Good Finds! Autism and Your Church (Book)
Many churches recognize the need to do a better job of welcoming kids with differences. But oftentimes those same faith communities feel lost, unsure where to find useful information to equip the ministry volunteers and leaders. While there is an abundance of information available on various topics related to disability inclusion, it can be challenging to figure out what guidance does and does not translate well in the church setting. As a researcher and writer focused on this topic, one of my goals is to sift through the avalanche of special needs-related information and then repackage the relevant ideas and practices for church leaders.
The wonderful thing about the 2011 edition of Autism and Your Church: Nurturing the Spiritual Growth of People with Autism Spectrum Disorder is that is it written precisely for servants and leaders inside a church. It is a concise yet comprehensive manual that requires no translation for the big-hearted lay person called to help in a church’s special needs ministry. A volunteer training session could be developed around the content of the book. I have had the pleasure of hearing the book’s author, Barbara Newman, speak several times. As I read through the book I could hear her gentle tone as she paints effective word pictures for a lay person, like myself, who has no credentials in the area of special education. (Personal Note: Barb is one of the most gifted communicators I have ever heard!)
Below is breakdown and brief description for each section of the book:
Introduction – This overview provides a number of valuable pointers for a church team that wants to more effectively minister to and with individuals impacted by autism. This section could be especially useful for developing opening words at a volunteer equipping event for the children’s ministry and/or special needs ministry teams.
Section 1: God’s Handiwork – The framework for the book and for how to view disability inclusion is established. Again, wonderful ideas and analogies are provided to help every lay leader inside the ministry.
Section 2: Autism Spectrum Disorder (ASD) – The definition, explanation, and examples offered in this eight-page section of the book are worth the purchase price alone. I have learned (the hard way) that trying to provide a definition of autism can be received offensively without a careful choice of words. Barb does a beautiful job of respectfully and candidly explaining the ASD diagnosis in laymen’s terms. Barb also weaves in stories of how differences attributable to ASD may show up in the church setting.
Section 3: Ten Strategies for Including Individuals with ASD – This 50-page section of the book is the meat of the resource.
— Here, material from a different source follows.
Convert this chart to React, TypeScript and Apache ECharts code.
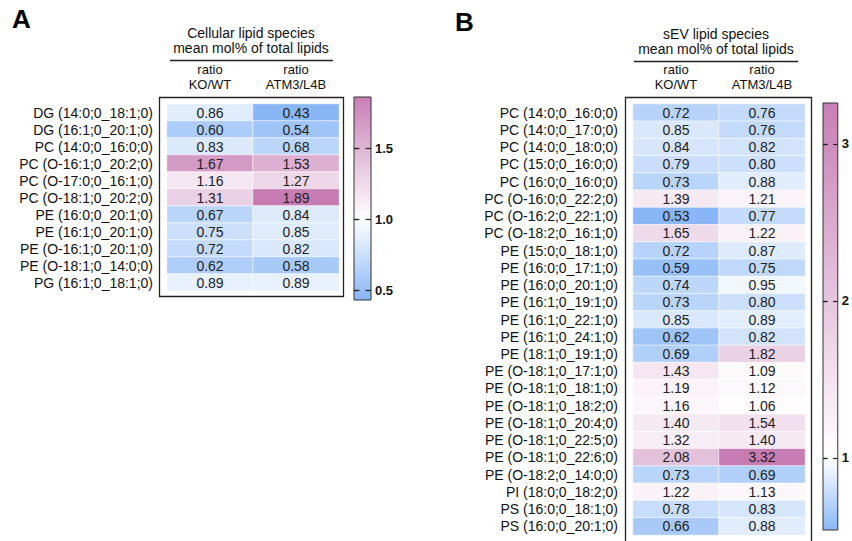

Every page is packed with information valuable to lay leaders and staff members called to help anyone with autism (or any learning difference!) spiritually advance.
Some pointers in this section are general, such as suggestions for word choices in ministry literature (e.g. use the word “survey” to name the document used to solicit valuable information from parents about their child and their specific needs.) Other ideas apply directly to the ministry environment and can help both the individual and the leader-volunteer experience success. In this section Barb tackles issues such as:
- disclosure vs. privacy
- adjusting an environment to match an individual’s sensory needs
- understanding the sometimes unconventional communication of a person with ASD
- the value of preparing an individual for change and establishing routine (schedules)
- using varying types and means for communication
- ideas for how to compose information stories to prepare an individual for a new social situation
Section 4: Behavior Management: Including Individuals with Difficult Behaviors – Most likely every church in America could benefit from the ideas offered in this short but power-packed section. So many of the suggestions can apply to children of all abilities but whom may have a variety of needs and life issues.
Section 5: An Action Plan – A step-by-step list is offered for a church in the early stages of developing or growing a special needs ministry.
Reproducible Resources – 17 forms and documents are provided where a church could copy or modify any of these valuable documents for their own ministry. Included in this section are participant questionnaires, informational stories/narratives, permission – authorization documents, and an sample explanatory letter to typical families.
Recommended Resources – Eight organizations are named and described that offer different products or services from which a church could benefit.
My concluding thoughts: This book is a wonderful, practical resource for every church. This 125-page “manual” is an easy read and provides a great reference tool for special needs and children’s ministry leaders. The content of the book was developed to support both children and adults with ASD. Also, it is a great credit to both the author and the publisher that the resource translates well across many denominations, theological persuasions, and faith leanings. The book is full of concrete, easy ideas that can be implemented immediately in ministry environments everywhere. If I were leading a church’s special needs ministry, I would provide key ministry servants a copy of this book. No, I am not paid for this review or endorsement.
Autism and Your Church: Nurturing the Spiritual Growth of People with Autism Spectrum Disorder by Barbara J. Newman (Friendship Ministries, 2011) may be purchased through Friendship Ministries.